Пресмыкающиеся заклинаемы блесной навязчивого повторения. Мотив шарманки (простая песенка) конституирует возобновляющуюся длительность этой жизни, и каковы бы ни были мотивы человеческого поведения, изучаемые психологией (либидо, честолюбие, воля к власти), но основной мотив - это, конечно же, песенка шарманки что-то там о домашних тапочках, мелких интрижках и дачных грядках. И о скоротечности времени:
Ах, мой милый Августин, Августин, Августин,
Ах, мой милый Августин, все прошло, все.
Для номада, испытывающего идиосинкразию к повторению, этот рефрен слышен с самого начала, картинки, проносящиеся мимо его взора, в основном и состоят из анонимных шарманщиков и управляемой ими паствы. Что тут сказать? Сколько бы ни было фальши в призыве 'любить человека', но еще больше лицемерия в том, чтобы любить человеколюбие.
Песенка, собственно говоря, спета - но продолжают крутить шарманку и продолжают откликаться на имя: Сидоров, Смирнов, Тетерина. Кажется, это и называют гуманизмом, когда чистое время присутствия уже закончено (или не начато), но хронологическое время жизни позволено продолжить. Все еще окликают по имени и трогают курсором, и рыбка Фредди отвечает: 'Это последний бабушкин бутерброд', хотя нет уже ни бутерброда, ни бабушки и экран не светится. Здесь и разворачивается гуманизм во всей своей красе: престарелый академик получает премию за песенку, чьи куплеты уже отзвучали, а сама пластинка заела на 'все прошло, все', вещают выжившие из ума старцы и им внимают с уважением. Все закоулки происходящего переполнены остановившимися красными мгновениями, и номад лишь пожимает плечами: если это прекрасно, то что же тогда отвратительно?

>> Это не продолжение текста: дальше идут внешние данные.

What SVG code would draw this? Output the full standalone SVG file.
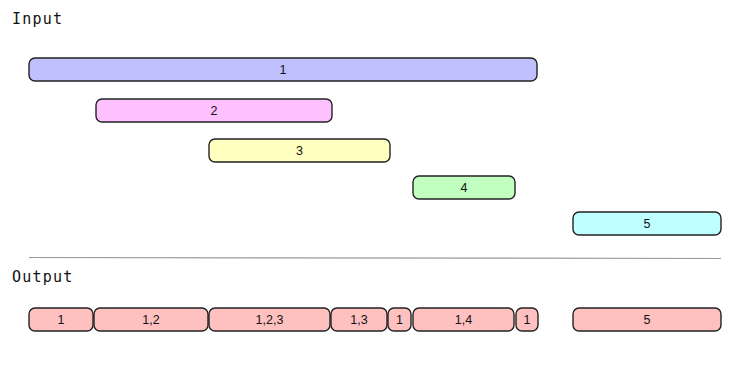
<svg xmlns="http://www.w3.org/2000/svg" width="750" height="375" viewBox="0 0 750 375">
<style>
.bar{stroke:#222;stroke-width:1.4}
.lbl{font-family:"Liberation Sans",Arial,sans-serif;font-size:12.5px;fill:#111;text-anchor:middle}
.title{font-family:"DejaVu Sans Mono","Liberation Mono",monospace;font-size:15px;letter-spacing:1.2px;fill:#111}
.in1{fill:#c0c0ff}.in2{fill:#ffc0ff}.in3{fill:#ffffc0}.in4{fill:#c0ffc0}.in5{fill:#c0ffff}.out{fill:#ffc0c0}
</style>
<rect width="750" height="375" fill="#fff"/>
<text class="title" x="12" y="24">Input</text>
<g id="in1"><rect class="bar in1" x="29" y="58" width="508" height="23" rx="6"/><text class="lbl" x="283" y="74">1</text></g>
<g id="in2"><rect class="bar in2" x="96" y="99" width="236" height="23" rx="6"/><text class="lbl" x="214" y="115">2</text></g>
<g id="in3"><rect class="bar in3" x="209" y="139" width="181" height="23" rx="6"/><text class="lbl" x="299.5" y="155">3</text></g>
<g id="in4"><rect class="bar in4" x="413" y="176" width="102" height="23" rx="6"/><text class="lbl" x="464" y="192">4</text></g>
<g id="in5"><rect class="bar in5" x="573" y="212" width="148" height="23" rx="6"/><text class="lbl" x="647" y="228">5</text></g>
<g id="connectors"><line x1="29" y1="257.5" x2="721" y2="258.5" stroke="#999" stroke-width="1.2"/></g>
<text class="title" x="12" y="282">Output</text>
<g id="out1"><rect class="bar out" x="29" y="308" width="64" height="23" rx="6"/><text class="lbl" x="61" y="324">1</text></g>
<g id="out2"><rect class="bar out" x="94" y="308" width="114" height="23" rx="6"/><text class="lbl" x="151" y="324">1,2</text></g>
<g id="out3"><rect class="bar out" x="209" y="308" width="121" height="23" rx="6"/><text class="lbl" x="269.5" y="324">1,2,3</text></g>
<g id="out4"><rect class="bar out" x="331" y="308" width="56" height="23" rx="6"/><text class="lbl" x="359" y="324">1,3</text></g>
<g id="out5"><rect class="bar out" x="388" y="308" width="23" height="23" rx="6"/><text class="lbl" x="399.5" y="324">1</text></g>
<g id="out6"><rect class="bar out" x="413" y="308" width="101" height="23" rx="6"/><text class="lbl" x="463.5" y="324">1,4</text></g>
<g id="out7"><rect class="bar out" x="516" y="308" width="22" height="23" rx="6"/><text class="lbl" x="527" y="324">1</text></g>
<g id="out8"><rect class="bar out" x="573" y="308" width="148" height="23" rx="6"/><text class="lbl" x="647" y="324">5</text></g>
</svg>
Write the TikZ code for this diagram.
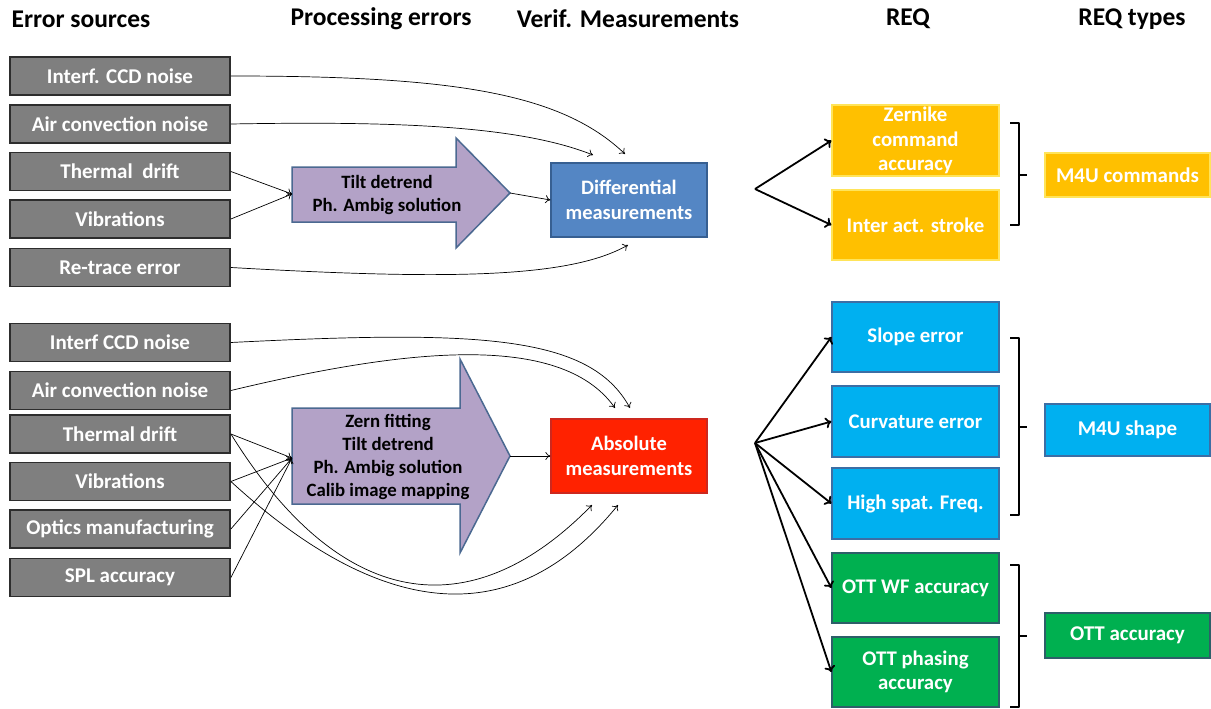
\documentclass[tikz,border=0pt]{standalone}
\usepackage{fontspec}
\setmainfont{Carlito}
\usetikzlibrary{arrows.meta}
\definecolor{srcfill}{RGB}{127,127,127}
\definecolor{srcline}{RGB}{45,45,45}
\definecolor{procfill}{RGB}{179,162,199}
\definecolor{procline}{RGB}{75,105,145}
\definecolor{difffill}{RGB}{84,134,196}
\definecolor{diffline}{RGB}{55,95,145}
\definecolor{absfill}{RGB}{255,34,0}
\definecolor{absline}{RGB}{205,40,30}
\definecolor{yelfill}{RGB}{255,192,0}
\definecolor{yelline}{RGB}{255,228,90}
\definecolor{cyanfill}{RGB}{0,176,240}
\definecolor{cyanline}{RGB}{60,110,165}
\definecolor{grnfill}{RGB}{0,176,80}
\definecolor{grnline}{RGB}{45,95,105}
\begin{document}
\begin{tikzpicture}[x=1pt,y=-1pt,
  hdr/.style={font=\bfseries\fontsize{25.5}{28}\selectfont, text=black},
  srcbox/.style={draw=srcline, fill=srcfill, line width=1.8pt, minimum width=220pt, minimum height=38pt, inner sep=0pt, text=white, font=\bfseries\fontsize{21}{23}\selectfont},
  procarrow/.style={draw=procline, fill=procfill, line width=1.5pt, line join=miter},
  proctext/.style={align=center, font=\bfseries\fontsize{18.8}{23}\selectfont, text=black},
  meas/.style={line width=1.2pt, minimum width=156pt, minimum height=74pt, inner sep=0pt, text=white, align=center, font=\bfseries\fontsize{20.5}{25}\selectfont},
  req/.style={line width=1.2pt, minimum width=167pt, minimum height=70pt, inner sep=0pt, text=white, align=center, font=\bfseries\fontsize{20.8}{24.5}\selectfont},
  reqtype/.style={line width=1.2pt, minimum width=165pt, inner sep=0pt, text=white, align=center, font=\bfseries\fontsize{21}{23}\selectfont},
  thin/.style={line width=0.7pt, -{To[length=5pt,width=8pt]}},
  fan/.style={line width=1.8pt, -{To[length=6pt,width=11pt]}},
  brk/.style={line width=1.8pt, line join=round}
]
\useasboundingbox (0,0) rectangle (1211,709);

% headers
\node[hdr] (h1) at (81,19) {Error sources};
\node[hdr] (h2) at (381,19) {Processing errors};
\node[hdr] (h3) at (628,19) {Verif. Measurements};
\node[hdr] (h4) at (908,19) {REQ};
\node[hdr] (h5) at (1132,19) {REQ types};

% top sources
\node[srcbox] (a1) at (120,76) {Interf. CCD noise};
\node[srcbox] (a2) at (120,124) {Air convection noise};
\node[srcbox] (a3) at (120,171.5) {Thermal\ \ drift};
\node[srcbox] (a4) at (120,219) {Vibrations};
\node[srcbox] (a5) at (120,267.5) {Re-trace error};

% bottom sources
\node[srcbox] (b1) at (120,342.5) {Interf CCD noise};
\node[srcbox] (b2) at (120,390.5) {Air convection noise};
\node[srcbox] (b3) at (120,434) {Thermal drift};
\node[srcbox] (b4) at (120,481.5) {Vibrations};
\node[srcbox] (b5) at (120,529) {Optics manufacturing};
\node[srcbox] (b6) at (120,577.5) {SPL accuracy};

% processing arrows
\draw[procarrow] (292,167) -- (456,167) -- (456,138) -- (510,193) -- (456,248) -- (456,222) -- (292,222) -- cycle;
\coordinate (p1tail) at (292,194);
\coordinate (p1tip) at (510,193);
\node[proctext] (p1) at (387,195) {Tilt detrend\\Ph. Ambig solution};

\draw[procarrow] (292,408) -- (460,408) -- (460,359) -- (510,456) -- (460,553) -- (460,504) -- (292,504) -- cycle;
\coordinate (p2tail) at (292,458);
\coordinate (p2tip) at (510,456);
\node[proctext] (p2) at (388,457) {Zern fitting\\Tilt detrend\\Ph. Ambig solution\\Calib image mapping};

% measurements
\node[meas, draw=diffline, fill=difffill] (diff) at (629,200) {Differential\\measurements};
\node[meas, draw=absline, fill=absfill] (abs) at (629,456) {Absolute\\measurements};

% REQ boxes
\node[req, draw=yelline, fill=yelfill, minimum height=71pt] (zern) at (915.5,140.5) {Zernike\\command\\accuracy};
\node[req, draw=yelline, fill=yelfill] (iact) at (915.5,225) {Inter act. stroke};
\node[req, draw=cyanline, fill=cyanfill] (slope) at (915.5,337) {Slope error};
\node[req, draw=cyanline, fill=cyanfill, minimum height=71pt] (curv) at (915.5,421.5) {Curvature error};
\node[req, draw=cyanline, fill=cyanfill, minimum height=71pt] (hsf) at (915.5,503.5) {High spat. Freq.};
\node[req, draw=grnline, fill=grnfill] (ottwf) at (915.5,588) {OTT WF accuracy};
\node[req, draw=grnline, fill=grnfill] (ottph) at (915.5,672) {OTT phasing\\accuracy};

% REQ types
\node[reqtype, draw=yelline, fill=yelfill, minimum height=44pt] (t1) at (1127.5,175) {M4U commands};
\node[reqtype, draw=cyanline, fill=cyanfill, minimum height=52pt] (t2) at (1127.5,430) {M4U shape};
\node[reqtype, draw=grnline, fill=grnfill, minimum height=45pt] (t3) at (1127.5,635.5) {OTT accuracy};

% brackets
\draw[brk] (1010,123) -- (1019,123) -- (1019,225) -- (1010,225);
\draw[brk] (1019,175) -- (1027,175);
\draw[brk] (1010,338) -- (1019,338) -- (1019,515) -- (1010,515);
\draw[brk] (1019,427) -- (1027,427);
\draw[brk] (1010,565) -- (1019,565) -- (1019,707) -- (1010,707);
\draw[brk] (1019,636) -- (1027,636);

% top thin connectors
\draw[thin] (a1.east) .. controls (450,76) and (560,92) .. (625,154);
\draw[thin] (a2.east) .. controls (400,121) and (520,126) .. (593,155);
\draw[thin] (a3.east) -- (p1tail);
\draw[thin] (a4.east) -- (p1tail);
\draw[thin] (a5.east) .. controls (450,280) and (570,278) .. (628,245);
\draw[thin] (p1tip) -- (diff.west);

% bottom thin connectors
\draw[thin] (b1.east) .. controls (480,330) and (590,335) .. (630,408);
\draw[thin] (b2.east) .. controls (400,350) and (560,330) .. (615,408);
\draw[thin] (b3.east) -- (p2tail);
\draw[thin] (b4.east) -- (p2tail);
\draw[thin] (b5.east) -- (p2tail);
\draw[thin] (b6.east) -- (p2tail);
\draw[thin] (b3.east) .. controls (340,610) and (470,630) .. (592,505);
\draw[thin] (b4.east) .. controls (360,600) and (500,650) .. (618,505);
\draw[thin] (p2tip) -- (abs.west);

% fans
\coordinate (f1) at (755,189);
\coordinate (f2) at (755,443);
\draw[fan] (f1) -- (zern.west);
\draw[fan] (f1) -- (iact.west);
\draw[fan] (f2) -- (slope.west);
\draw[fan] (f2) -- (curv.west);
\draw[fan] (f2) -- (hsf.west);
\draw[fan] (f2) -- (ottwf.west);
\draw[fan] (f2) -- (ottph.west);
\end{tikzpicture}
\end{document}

Плачет старушка, мало пожила,
Ее утешают, а шарик летит...
Весь гуманизм, собственно, и состоит в этом утешении - куда честнее было бы с самого начала не врать, что шарик вернется.
Когда номад слышит, как важно исполнить долг, посадить дерево, отвечать за тех, кого приручил, беречь свое доброе имя и прочее у-тю-тю, он вспоминает одну из своих любимых притч.
Некий человек (а имя им легкой) женился. Брак, увы, не удался. Жена оказалась сущей мегерой: пилила бедолагу денно и нощно, изменяла направо и налево, издевалась над его неудачами и успехами.
Жизнь человека превратилась в ад. Утром он говорил: 'О, если бы пришел вечер!', а вечером мечтал: 'О, если бы наступило утро'. Но одно утешало беднягу: по крайней мере, будет кому стакан воды подать перед смертью. Так и жил, поддерживая себя этой надеждой.
Но вот наконец приблизился и последний час. Лежит человек на смертном одре, смотрит на стоящих вокруг своих близких и вдруг с ужасом понимает, что пить-то ему совсем не хочется...
Так что, конечно, memento mori, но помни и о том, что вдруг не захочется воды хлебнуть перед смертью.
Избыточная хронологическая длительность 'этой жизни' по отношению к чистому времени присутствия - это всего лишь анестезия после произведенной лоботомии чистого авантюрного разума, рассекающая спектр возможностей бытия-завово. Операция совершается анонимно, имя хирурга неизвестно (Хайдеггер установил одно из прозвищ - das Man), но в результате этой процедуры и образуется устойчивый социум, бытие в черте оседлости.
Лишенный многого, номад, прежде всего, не имеет обыкновений и никогда не поверит в любовь к обыкновенному человеку. На третьей номадической скорости постигается простая, хотя и хорошо замаскированная вещь: много жизней унесла война, все эти жизни унесла смерть, но в уничтожении целой вселенной нереализованных жизней повинен гуманный скальпель обыкновенного человеческого. Номад не испытывает страха смерти, ибо понимает, что это всего лишь маскировка ужаса обыкновенности.